Why can't Donald Trump adjust to his status as the likely presidential nominee? Because he has typecast himself as a character named "Trump."

Republican leaders seem to think that if they can just keep their presumptive nominee in the fold they can manage him, at least just a little. But their efforts are doomed to failure because their assumptions are wrong. For the same reason, his 16 primary opponents also failed to grasp what they were dealing with.

The politicians are coming from a world of leverage, but Trump is coming from a world of theater. He made his pivot years ago when he started on The Apprentice. He became a character called "Trump".

Donald Trump can no more change his character than Woody Allen can change his. Like many actors Trump has created a persona that he created and from which he seems unable to escape. Trump has become "Trump," a caustic, macho bully who never loses, regardless of the cost. Even the presidency.

No matter what kind of role he is in - builder, salesman, TV host, politician -- he is always "Trump." The character works well as long as it works. But when it doesn't the actor gets stuck, as appears to have happened now. Adaptation seems to be beyond his imagination. Where there was once creativity there is now insufficient spontaneity.

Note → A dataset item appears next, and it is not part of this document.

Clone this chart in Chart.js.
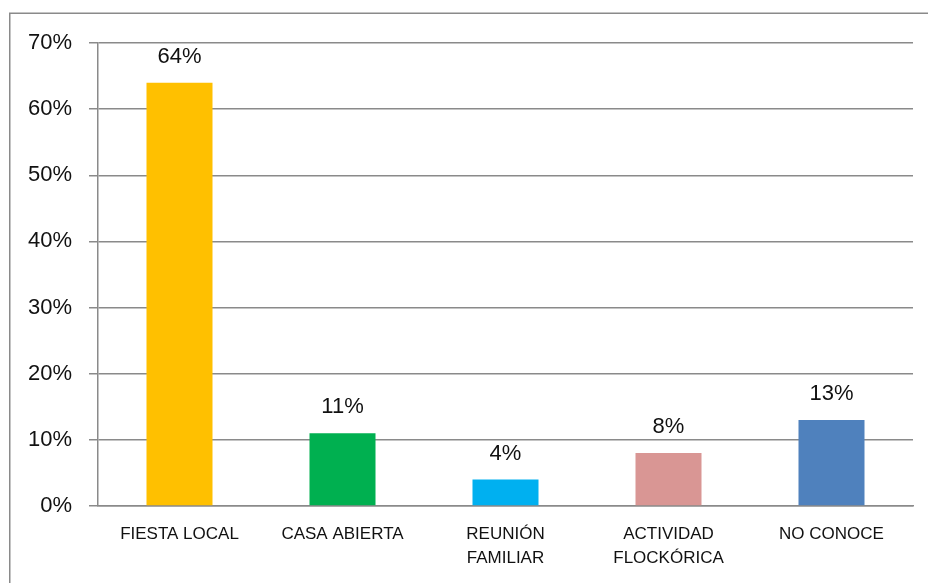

Typecasting is a familiar problem for actors. John Wayne and Christopher Walken are two famous examples. The problem has been fueled by a culture of celebrity from which even the performers can't escape.

In the early 1920s Peter Lorre, who later played the creepy guy in Casablanca, was a member of my father's theater troupe in Vienna. The young Peter loved playing sadistic murderers. He was so good at it that, in spite of my dad's warnings, he refused to give it up. And it worked well for him until he became a caricature. By the end of his life he was a cartoon character with Bugs Bunny.

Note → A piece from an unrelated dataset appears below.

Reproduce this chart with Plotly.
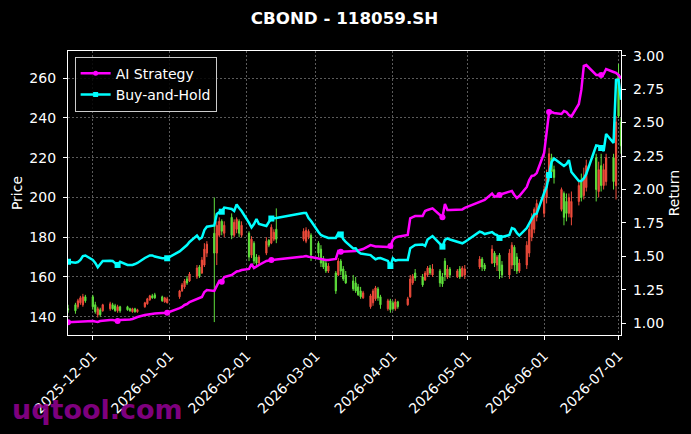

"Trump" has already been a cartoon character on The Simpson's. His cartoonish self is so recognizable that he doesn't even need to be identified as "Trump." Leave aside the fact that "Trump" has worked so well for Trump in such diverse domains, he is now indistinguishable from Trump.

It's a nice question whether there is a Trump beneath the "Trump." Perhaps there was once but now it is hard to know, probably even for Trump/"Trump." Here psychology blends with metaphysics.

There is one glimmer of hope for the leaders of the Republican Party. They could call in a psychodramatist and help their likely nominee create a different role. They might set up a couple of chairs, like Clint Eastwood did at the last GOP convention, and Trump could confront "Trump." Maybe he could learn how to be presidential.

But "Trump" would never go for that. I hate to tell you.